“On guard. Ready? Fence!”
By Anthony Diller
With those four words, I was introduced to the sport of fencing. I had no idea that over the coming months I would develop a real passion for what looked like at the time a bunch of kids poking each other with metal rods. I never knew that I would be waiting all week just to go to a local Boy Scout meeting hall for a few hours and practice the art.
That first night is what took me in. I remember walking in wearing a hoodie and jeans, feeling as nervous and awkward as any thirteen year old kid ever has. The first thing I saw almost knocked me down: A guy with a wire screen mask tipped back on his head, a long sleeved white jacket, and a vest that looked straight out of an alien horror flick walking toward me with a sword in his hand!
I froze for a minute, not quite sure whether to run or stand and shake. The man introduced himself to me as Coach Matt Hite, and explained he was the fencing coach. He told me that I was more than welcome to mix around with the fencers and see if I was interested in fencing.
There wasn’t much time to drift. Before I even knew it I was standing in line doing warm-ups with the rest of the group, trying to follow their footwork and hold my hand behind my back. About twenty minutes before the end of class, I managed to get a mask and sword and step onto the strip. Matt explained that the first of us to reach five points was the winner. Needless to say, I didn’t last long. At the end of the night, Thomas, another fencer, asked if I was planning on coming back the next week. “Try to stop me!”
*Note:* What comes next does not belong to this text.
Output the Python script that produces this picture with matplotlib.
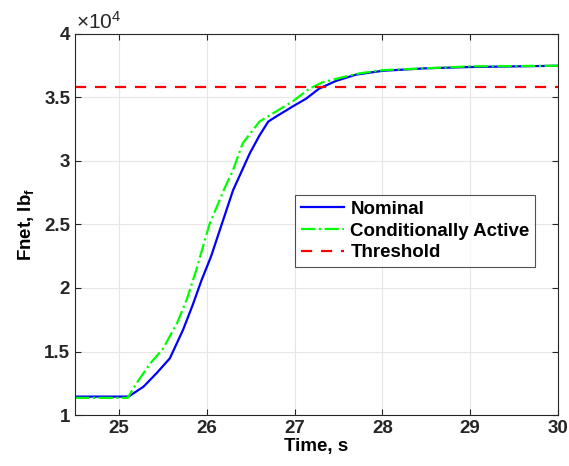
import numpy as np
import matplotlib.pyplot as plt

plt.rcParams['font.family'] = ['Liberation Sans', 'DejaVu Sans']
plt.rcParams['font.weight'] = 'bold'
plt.rcParams['mathtext.default'] = 'regular'

# values (force in units of 1e4 lbf)
t_nom = [24.5, 25.11, 25.28, 25.43, 25.58, 25.73, 25.84, 25.94, 26.05, 26.17, 26.3, 26.49,
         26.6, 26.70, 26.79, 26.98, 27.13, 27.28, 27.47, 27.70, 28.0, 28.5, 29.0, 30.0]
f_nom = [1.145, 1.145, 1.223, 1.33, 1.446, 1.67, 1.866, 2.06, 2.25, 2.50, 2.77, 3.06,
         3.20, 3.31, 3.35, 3.43, 3.49, 3.57, 3.63, 3.68, 3.71, 3.73, 3.74, 3.75]

t_ca = [24.5, 25.1, 25.2, 25.35, 25.5, 25.66, 25.77, 25.88, 26.03, 26.2, 26.3, 26.41,
        26.6, 26.79, 26.98, 27.17, 27.32, 27.55, 27.74, 28.0, 29.0, 30.0]
f_ca = [1.135, 1.135, 1.25, 1.40, 1.52, 1.72, 1.905, 2.14, 2.5, 2.78, 2.93, 3.14,
        3.31, 3.39, 3.47, 3.57, 3.62, 3.66, 3.69, 3.715, 3.745, 3.75]

threshold = 3.58
scale = 1e4

fig = plt.figure(figsize=(5.69, 4.66), dpi=100)
ax = fig.add_axes([75/569, 51/466, 483/569, 381/466])

ax.plot(t_nom, np.array(f_nom)*scale, color='#0000ff', lw=1.6, label='Nominal')
ax.plot(t_ca, np.array(f_ca)*scale, color='#00ff00', lw=1.6, ls='-.', label='Conditionally Active')
ax.axhline(threshold*scale, color='#ff0000', lw=1.6, ls=(0, (5, 4)), label='Threshold')

ax.set_xlim(24.5, 30)
ax.set_ylim(1e4, 4e4)
ax.set_xticks([25, 26, 27, 28, 29, 30])
ax.set_yticks(np.arange(1e4, 4.01e4, 0.5e4))
ax.set_yticklabels(['1', '1.5', '2', '2.5', '3', '3.5', '4'])
ax.grid(True, color='#e6e6e6', lw=0.8)
ax.set_axisbelow(True)
ax.tick_params(direction='in', top=True, right=True, labelsize=13.5, length=4,
               color='#262626', labelcolor='#262626')
for s in ax.spines.values():
    s.set_color('#262626')
    s.set_linewidth(0.8)

ax.text(0.003, 1.002, r'$\times10^{4}$', transform=ax.transAxes, fontsize=15,
        color='#262626', fontweight='normal', va='bottom', ha='left')

ax.set_xlabel('Time, s', fontsize=13.5, fontweight='bold', labelpad=1)
ax.set_ylabel(r'Fnet, lb$_{f}$', fontsize=13.5, fontweight='bold', labelpad=6)

leg = ax.legend(loc='upper left', bbox_to_anchor=((295-75)/483, (415-195)/381),
                fontsize=13.5, frameon=True, fancybox=False, borderpad=0.3,
                labelspacing=0.25, handlelength=2.3, handletextpad=0.35,
                borderaxespad=0)
leg.get_frame().set_edgecolor('#262626')
leg.get_frame().set_linewidth(0.8)
for txt in leg.get_texts():
    txt.set_fontweight('bold')

fig.savefig('out.png', dpi=100)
From that point on, I was obsessed with the sport, the competition, and the atmosphere of honor and respect within the fencing community. I learned many things about both fencing and myself. The hours of practice on footwork and sword technique increased my physical health; the hours spent sparring with friends helped me keep busy and out of trouble; and class gave me something to look forward to during the week.
But what stood out above all of that was something that I was taught on that very first night. In the sport of “physical chess,” two fencers step onto the strip; a tiny little battlefield where they’ll test themselves against each other physically as well as mentally. But there’s no resentment, no anger, no trash-talking. The fencers step on, test their weapons, and then proceed to their ends. Before you are allowed to put on your mask or take your stance, you have to salute your opponent with your sword. When the battle’s over, the very first thing you do is salute again, remove your mask and shake your opponent’s hand, usually congratulating each other on a good bout. It’s something you won’t find in any other sport.
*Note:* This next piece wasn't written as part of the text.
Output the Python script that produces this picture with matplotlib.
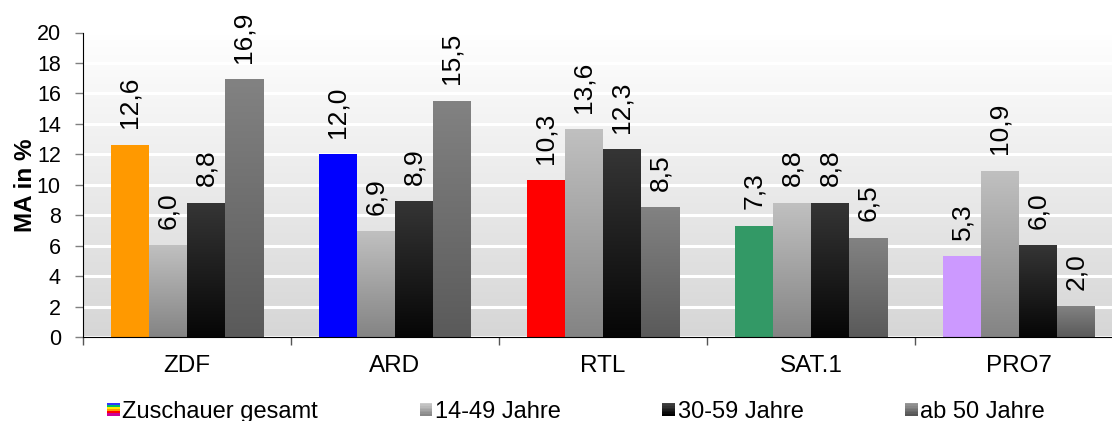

Young people today are faced with challenges unique to their generation. They need to be supported in every way possible to make good choices and be able to stand behind those choices; and they need to know they’re not the only one making those good choices. The AAYC is a safe haven for these young folks. It is run by individuals who all have the same dedication and genuine care for seeing the people who walk through the door succeed in life. They’re doing a lot of good in a lot of lives through their clubs and community service. That’s something that we should ALL get behind!
I drifted away from fencing in high school, but the values it taught me have stuck with me all through the years, and I will be forever grateful to the Hite brothers for teaching me the sport and it’s core values, as well as to my parents, who made sure I never forgot those values and supported me to follow my goals and to never stop until they were reached.
I would encourage anyone and everyone to bring your kids out to the AAYC, and to support them in any way you can, because they are doing a HUGE good.